Joe Higgins:  I was catching up on the GI and noticed your explanation of how Teenage mutant ninja turtles affected your life. I thought you might find this amusing. Years ago an old friend of mine told me that his daughter when she was a toddler referred to the turtles as "teem-mate neutered injured turtles."
There's no doubt in my mind that your friend's daughter was correct. Clearly they *should* have been called "teem-mate neutered injured turtles".


Bugley:  Would you consider using hurtloam on Stave's eye socket? Maybe he could gain earth sight to discern the insequent. Ps I love the word 'surquedry'
No, I wouldn't consider it. I don't actually want Stave to be anything more than he already is. If he had more "power," he would require a larger role in the story, which would in turn throw other facets of my design out of whack. Plus I'm not convinced that hurtloam would work that way (Hile Troy notwithstanding: his case and Stave's really aren't comparable).

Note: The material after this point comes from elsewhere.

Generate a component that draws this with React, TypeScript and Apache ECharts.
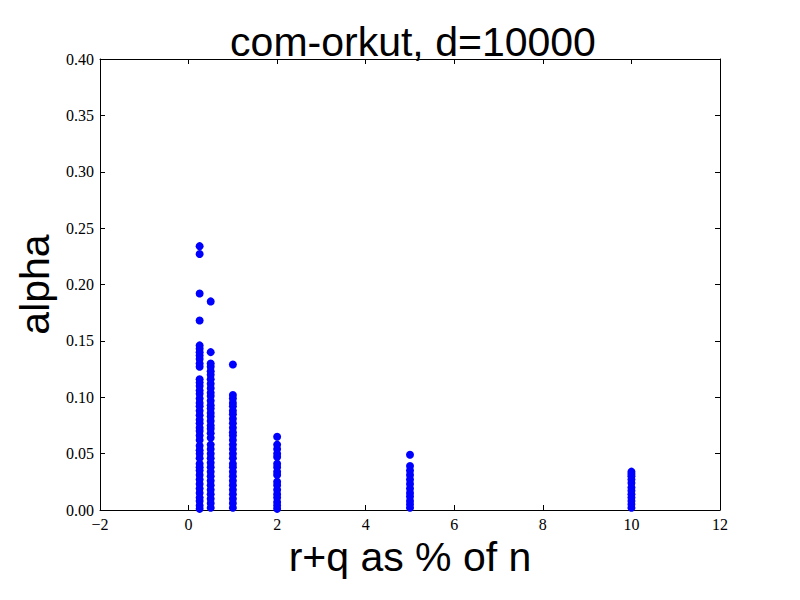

Darren Churchill:  Hi Mr Donaldson,
I noticed on the `news` tab that you had considered doing reading from AATE in San Diego last May. Did this reading ever take place in the end? If you were giving this consideration at such an early stage, what about the people from all over the world who could not of made it to SD to attend? How about throwing the provberbial dogs a bone by uploading a teaser onto this site from the first chapter? Which brings me on to a 2nd point. God forbid that you should ever fall under a bus or some such other calamity. But should anything ever happen to you (and I am sure we are all aware of our mortallity)does anyone apart from you have the remotest concept of where you see /saw the story ending in the final LCTC book? Would you sooner the final book remain unwritten? Or if not which author would you most trust to do your story justice? I hope you do not find this question to morbid to contemplate. I like many hundreds of thousands of other readers have the utmost concern for you well being and health. I am sure you will appreciate this even if its admittedly for a selfish reason. Thanks Mr Donaldson you really are one of the greatest story tellers in history in my humble opinion.
I did in fact do a (very) short reading from AATE at Mysterious Galaxy in May. I made an exception to my general practice for them because they were making a special effort for me: i.e. organizing and promoting an author event for my benefit when I did not have a new book to offer (an exercise which usually does not work out well for bookstores).

I've discussed the what-happens-if-I-die scenario more than once in the Gradual Interview. In practical terms, my will names "literary executors" to make post mortem decisions for me; and I've given them explicit verbal instructions about my wishes. That's really all I'm prepared to say at this point.

Of course, the whole situation changes if the world *does not* end in 2012. <grin> Right now, I'm counting on the predictions of the Maya to solve a wide variety of problems for me.


Unpech:  Is Linden's own percipience more acute/effective/powerful than that which "once informed and guided all the people of the Land"? I.e. her health-sense unaugmented by other powers, periapts, etc. It 'seems' to be more powerful, but I do not recall any passage(s) where this is clearly stated.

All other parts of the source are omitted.